Von Guericke avoided the question of what "nothing" means by dividing reality into two groups: created and uncreated. He believed space and time were real but uncreated, while matter was created. This idea was similar to Newton’s view in the Principia. He wrote that God cannot be contained in space or a vacuum because God is space itself.

In 1650, von Guericke invented a vacuum pump. His design used a piston and cylinder with flaps to remove air from containers. He used it to test how vacuums work. In 1657, he made two large hemispheres, removed all the air, and sealed them. The air pressure outside held them together so tightly that sixteen horses could not pull them apart. It would take over 4,000 pounds of force to separate them. This showed that the idea that nature dislikes vacuums was wrong. Aristotle had argued against vacuums, but von Guericke proved that air pressure, not a vacuum, pushes objects.

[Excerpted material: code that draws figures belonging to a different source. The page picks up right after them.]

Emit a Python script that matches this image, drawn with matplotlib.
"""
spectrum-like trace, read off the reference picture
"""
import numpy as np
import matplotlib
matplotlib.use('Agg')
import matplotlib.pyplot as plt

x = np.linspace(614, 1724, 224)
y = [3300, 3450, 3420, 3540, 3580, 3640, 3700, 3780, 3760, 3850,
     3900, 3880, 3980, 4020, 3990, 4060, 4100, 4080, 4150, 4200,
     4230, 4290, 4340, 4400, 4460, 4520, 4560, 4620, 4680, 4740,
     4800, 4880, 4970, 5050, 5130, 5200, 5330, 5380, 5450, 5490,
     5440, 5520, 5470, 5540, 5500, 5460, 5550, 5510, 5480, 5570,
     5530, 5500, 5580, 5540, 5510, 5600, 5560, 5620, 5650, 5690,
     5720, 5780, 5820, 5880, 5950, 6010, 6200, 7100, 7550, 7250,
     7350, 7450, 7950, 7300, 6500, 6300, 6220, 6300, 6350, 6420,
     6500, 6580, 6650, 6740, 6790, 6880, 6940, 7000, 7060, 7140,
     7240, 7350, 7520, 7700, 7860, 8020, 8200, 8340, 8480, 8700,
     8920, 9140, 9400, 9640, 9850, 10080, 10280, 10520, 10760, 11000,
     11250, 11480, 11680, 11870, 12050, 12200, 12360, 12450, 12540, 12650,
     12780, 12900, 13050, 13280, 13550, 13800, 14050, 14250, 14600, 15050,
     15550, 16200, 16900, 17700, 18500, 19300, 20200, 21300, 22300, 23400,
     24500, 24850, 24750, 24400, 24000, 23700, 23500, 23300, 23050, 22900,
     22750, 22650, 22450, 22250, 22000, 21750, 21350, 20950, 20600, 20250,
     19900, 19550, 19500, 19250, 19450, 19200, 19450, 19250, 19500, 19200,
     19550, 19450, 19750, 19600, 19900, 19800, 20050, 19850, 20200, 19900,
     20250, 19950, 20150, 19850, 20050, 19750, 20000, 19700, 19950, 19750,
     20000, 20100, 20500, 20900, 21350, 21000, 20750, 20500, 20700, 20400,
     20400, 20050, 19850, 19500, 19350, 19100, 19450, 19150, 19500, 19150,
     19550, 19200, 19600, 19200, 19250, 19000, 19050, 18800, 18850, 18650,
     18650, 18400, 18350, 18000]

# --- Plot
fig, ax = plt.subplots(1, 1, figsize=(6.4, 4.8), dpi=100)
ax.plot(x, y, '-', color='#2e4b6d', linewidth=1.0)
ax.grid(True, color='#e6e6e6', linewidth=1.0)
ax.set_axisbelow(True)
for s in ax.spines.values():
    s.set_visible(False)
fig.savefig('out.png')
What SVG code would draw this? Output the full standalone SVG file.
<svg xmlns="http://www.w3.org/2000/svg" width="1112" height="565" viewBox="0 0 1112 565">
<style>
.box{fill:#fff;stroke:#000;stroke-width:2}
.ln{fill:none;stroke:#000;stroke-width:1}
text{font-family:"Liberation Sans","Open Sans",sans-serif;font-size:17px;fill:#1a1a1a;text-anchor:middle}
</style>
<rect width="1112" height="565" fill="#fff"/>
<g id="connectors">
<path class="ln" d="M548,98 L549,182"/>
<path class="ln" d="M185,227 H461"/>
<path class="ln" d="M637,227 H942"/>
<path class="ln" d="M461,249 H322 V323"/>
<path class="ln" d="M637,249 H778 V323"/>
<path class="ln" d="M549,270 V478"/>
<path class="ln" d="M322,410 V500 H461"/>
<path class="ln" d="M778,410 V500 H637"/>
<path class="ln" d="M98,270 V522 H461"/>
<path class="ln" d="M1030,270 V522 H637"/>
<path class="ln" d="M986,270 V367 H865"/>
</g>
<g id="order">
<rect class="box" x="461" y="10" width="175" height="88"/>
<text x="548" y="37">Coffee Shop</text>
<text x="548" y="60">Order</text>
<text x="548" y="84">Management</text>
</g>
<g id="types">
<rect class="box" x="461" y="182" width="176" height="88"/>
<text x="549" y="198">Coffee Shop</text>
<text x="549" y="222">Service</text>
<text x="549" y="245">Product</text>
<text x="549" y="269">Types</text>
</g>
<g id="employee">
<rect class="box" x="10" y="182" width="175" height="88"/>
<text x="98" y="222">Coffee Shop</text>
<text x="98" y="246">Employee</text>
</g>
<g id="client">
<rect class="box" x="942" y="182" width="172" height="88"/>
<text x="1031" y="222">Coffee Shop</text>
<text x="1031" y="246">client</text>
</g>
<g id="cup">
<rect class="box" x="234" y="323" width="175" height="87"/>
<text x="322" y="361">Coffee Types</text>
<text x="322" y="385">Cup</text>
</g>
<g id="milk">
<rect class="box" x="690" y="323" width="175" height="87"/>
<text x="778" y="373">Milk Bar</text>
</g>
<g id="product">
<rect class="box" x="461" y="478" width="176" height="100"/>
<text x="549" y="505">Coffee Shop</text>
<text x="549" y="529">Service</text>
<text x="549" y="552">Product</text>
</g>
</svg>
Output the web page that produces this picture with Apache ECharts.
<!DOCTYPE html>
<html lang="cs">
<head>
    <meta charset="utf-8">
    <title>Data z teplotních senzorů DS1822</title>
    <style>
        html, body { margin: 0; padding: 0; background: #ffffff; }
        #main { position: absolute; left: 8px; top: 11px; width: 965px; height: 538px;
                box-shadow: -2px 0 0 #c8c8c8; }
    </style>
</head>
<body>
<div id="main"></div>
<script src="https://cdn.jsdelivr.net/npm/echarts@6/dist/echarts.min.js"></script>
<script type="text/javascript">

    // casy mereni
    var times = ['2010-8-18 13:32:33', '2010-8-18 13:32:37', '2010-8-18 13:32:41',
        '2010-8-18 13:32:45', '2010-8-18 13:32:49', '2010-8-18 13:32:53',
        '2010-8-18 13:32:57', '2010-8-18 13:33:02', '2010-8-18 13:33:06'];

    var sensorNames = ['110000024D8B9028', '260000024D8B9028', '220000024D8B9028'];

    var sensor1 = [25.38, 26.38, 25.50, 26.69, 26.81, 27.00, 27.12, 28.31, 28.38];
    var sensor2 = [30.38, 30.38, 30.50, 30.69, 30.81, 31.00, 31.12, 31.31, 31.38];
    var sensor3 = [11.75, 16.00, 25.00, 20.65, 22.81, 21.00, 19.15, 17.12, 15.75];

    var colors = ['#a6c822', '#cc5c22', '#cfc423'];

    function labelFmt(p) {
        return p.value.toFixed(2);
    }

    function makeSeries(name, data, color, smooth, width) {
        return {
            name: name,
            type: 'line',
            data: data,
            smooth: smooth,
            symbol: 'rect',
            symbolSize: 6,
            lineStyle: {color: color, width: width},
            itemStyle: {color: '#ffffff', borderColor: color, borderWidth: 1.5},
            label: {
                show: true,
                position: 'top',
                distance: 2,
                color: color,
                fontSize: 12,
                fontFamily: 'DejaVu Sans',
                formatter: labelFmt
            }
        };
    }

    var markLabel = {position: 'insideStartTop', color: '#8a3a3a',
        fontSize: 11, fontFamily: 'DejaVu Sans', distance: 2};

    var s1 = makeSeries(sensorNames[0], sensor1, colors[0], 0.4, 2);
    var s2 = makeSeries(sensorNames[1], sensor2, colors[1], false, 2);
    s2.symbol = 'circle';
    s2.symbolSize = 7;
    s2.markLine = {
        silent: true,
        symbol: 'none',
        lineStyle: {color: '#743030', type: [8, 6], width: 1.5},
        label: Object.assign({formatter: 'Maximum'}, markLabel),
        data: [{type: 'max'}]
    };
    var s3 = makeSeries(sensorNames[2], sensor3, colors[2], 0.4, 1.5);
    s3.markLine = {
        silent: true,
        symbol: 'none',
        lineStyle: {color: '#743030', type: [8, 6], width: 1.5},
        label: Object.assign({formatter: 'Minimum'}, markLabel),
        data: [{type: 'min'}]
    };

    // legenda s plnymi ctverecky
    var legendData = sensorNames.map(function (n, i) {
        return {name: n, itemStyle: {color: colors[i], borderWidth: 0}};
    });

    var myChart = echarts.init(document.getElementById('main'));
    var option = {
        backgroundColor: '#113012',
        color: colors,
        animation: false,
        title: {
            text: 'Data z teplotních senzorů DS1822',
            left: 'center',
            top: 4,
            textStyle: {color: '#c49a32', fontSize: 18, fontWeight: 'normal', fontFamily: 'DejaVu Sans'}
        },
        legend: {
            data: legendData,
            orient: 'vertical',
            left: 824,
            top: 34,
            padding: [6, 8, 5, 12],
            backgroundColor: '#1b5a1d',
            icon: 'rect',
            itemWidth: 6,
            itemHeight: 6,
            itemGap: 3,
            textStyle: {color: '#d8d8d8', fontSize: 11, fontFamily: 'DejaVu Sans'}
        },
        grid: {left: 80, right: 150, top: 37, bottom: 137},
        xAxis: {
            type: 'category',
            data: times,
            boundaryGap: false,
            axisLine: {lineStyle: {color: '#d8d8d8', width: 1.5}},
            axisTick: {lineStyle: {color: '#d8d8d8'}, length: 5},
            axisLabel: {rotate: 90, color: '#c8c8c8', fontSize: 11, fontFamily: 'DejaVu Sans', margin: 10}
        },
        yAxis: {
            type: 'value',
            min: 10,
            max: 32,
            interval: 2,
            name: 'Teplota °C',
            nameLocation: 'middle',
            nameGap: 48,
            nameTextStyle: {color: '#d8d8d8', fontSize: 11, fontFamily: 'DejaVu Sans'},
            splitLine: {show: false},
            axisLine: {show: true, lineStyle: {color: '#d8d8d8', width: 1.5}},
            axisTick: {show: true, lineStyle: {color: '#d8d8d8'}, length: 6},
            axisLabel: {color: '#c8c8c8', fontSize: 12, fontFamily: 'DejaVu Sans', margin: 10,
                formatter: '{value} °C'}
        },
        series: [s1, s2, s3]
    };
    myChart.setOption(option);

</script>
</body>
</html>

All of von Guericke’s experiments on vacuums and air pressure are described in Book III of the Experimenta Nova (1672). Details about his work include accounts from 1654 in Regensburg and later writings by Fr. Schott in 1657 and 1663. In Chapter 27, he described an experiment where a non-spherical container collapsed as air was removed. He also showed that men could not pull a piston up a copper tube unless he used his vacuum pump to create a vacuum below it. A letter from 1656 mentions ten experiments likely done in Regensburg, including using a pump to remove air, extinguishing a flame in a sealed jar, and showing that air has weight. The earliest drawing of his vacuum pump appears in Mechanica Hydraulico-pneumatica, matching his description in Experimenta Nova.

After 1654, von Guericke continued his work. In 1656, he wrote to Fr. Schott that he had improved his understanding of these topics. The famous hemispheres experiment was performed between 1656 and 1657. He designed a better vacuum pump to demonstrate his experiments to Frederick William. A demonstration in 1663 at the Elector’s library was recorded by a tutor. Experiments like those with rats were also conducted.